I rated Lowe well enough to be an AB. Remember we were picking the likes of George Bridge above such players so theres no disputing a lot of bad decisions have been made by those last two coaches. Does a team like the ABs need a finicky winger who you have to adapt and change a lot of your style with to get benefit from? No, not really. But he still would have been a basic improvement on players like even Savea at the tail of his career, Bridge, and could even have converted into the answer of replacing Beauden at the back. Instead we persisted with NMS, Naholo, Havili, Reece, all players we would have cared even less about losing and all because Rieko had Lowe's number 11 jersey nailed down.

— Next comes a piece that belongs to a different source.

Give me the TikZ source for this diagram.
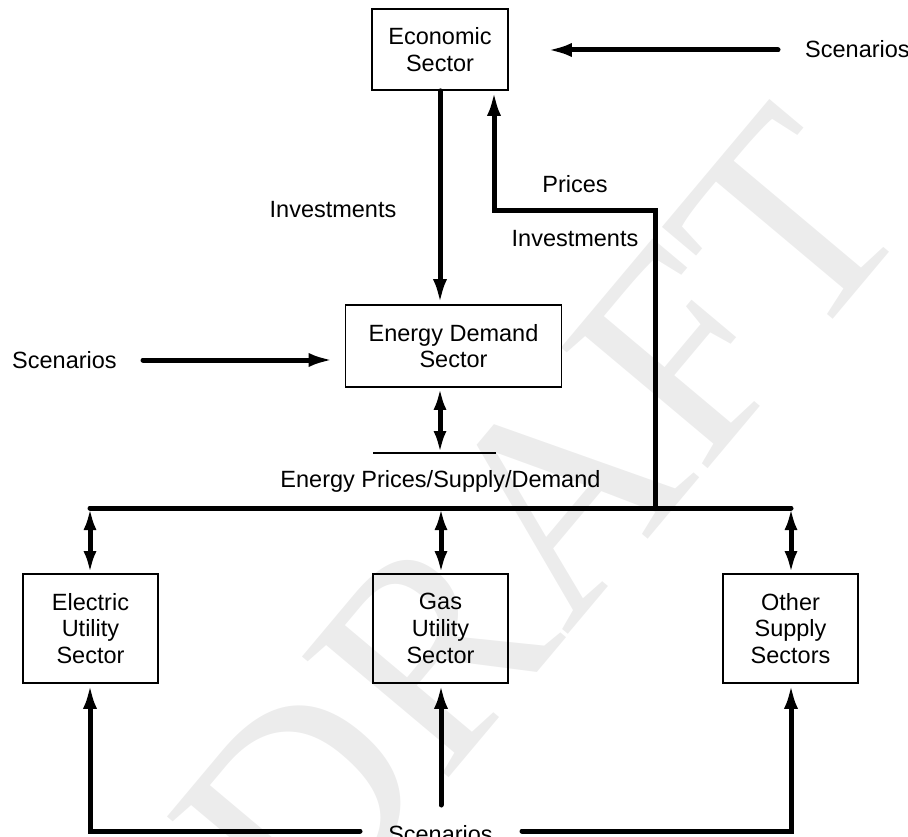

He was of course only 23 when he decided to leave, it was back in the beggining of the period they had started retaining players (from 2018 onwards I think, they came out saying theyre going to be more aggressive at some point). So he might, all of them, only just missed out.


The main point that Ed made is that situations like Lowe's, Aki's, JGP's, aren't going to happen in future. That's a bit of a "NZ" only problem, because those players need to reach such a high standard to be chosen by the All Blacks, were as a country like Ireland wants them a lot earlier like that. This is basically the 'ready in 3 years' concept Ireland relied on, versus the '5 years and they've left' concept' were that player is now ready to be chosen by the All Blacks (given a contract to play Super, ala SBW, and hopefully Manu).


The 'mercenary' thing that will take longer to expire, and which I was referring to, is the grandparents rule. The new kids coming through now aren't going to have as many gp born overseas, so the amount of players that can leave with a prospect of International rugby offer are going to drop dramatically at some point. All these kiwi fellas playing for a PI, is going to stop sadly.


The new era problem that will replace those old concerns is now French and Japanese clubs (doing the same as NRL teams have done for decades by) picking kids out of school. The problem here is not so much a national identity one, than it is a farm system where 9 in 10 players are left with nothing. A stunted education and no support in a foreign country (well they'll get kicked out of those countries were they don't in Australia).


It's the same sort of situation were NZ would be the big guy, but there weren't many downsides with it. The only one I can think was brought up but a poster on this site, I can't recall who it was, but he seemed to know a lot of kids coming from the Islands weren't really given the capability to fly back home during school xms holidays etc. That is probably something that should be fixed by the union. Otherwise getting someone like Fakatava over here for his last year of school definitely results in NZ being able to pick the cherries off the top but it also allows that player to develop and be able to represent Tonga and under age and possibly even later in his career. Where as a kid being taken from NZ is arguably going to be worse off in every respect other than perhaps money. Not going to develop as a person, not going to develop as a player as much, so I have a lotof sympathy for NZs case that I don't include them in that group but I certainly see where you're coming from and it encourages other countries to think they can do the same while not realising they're making a much worse experience/situation.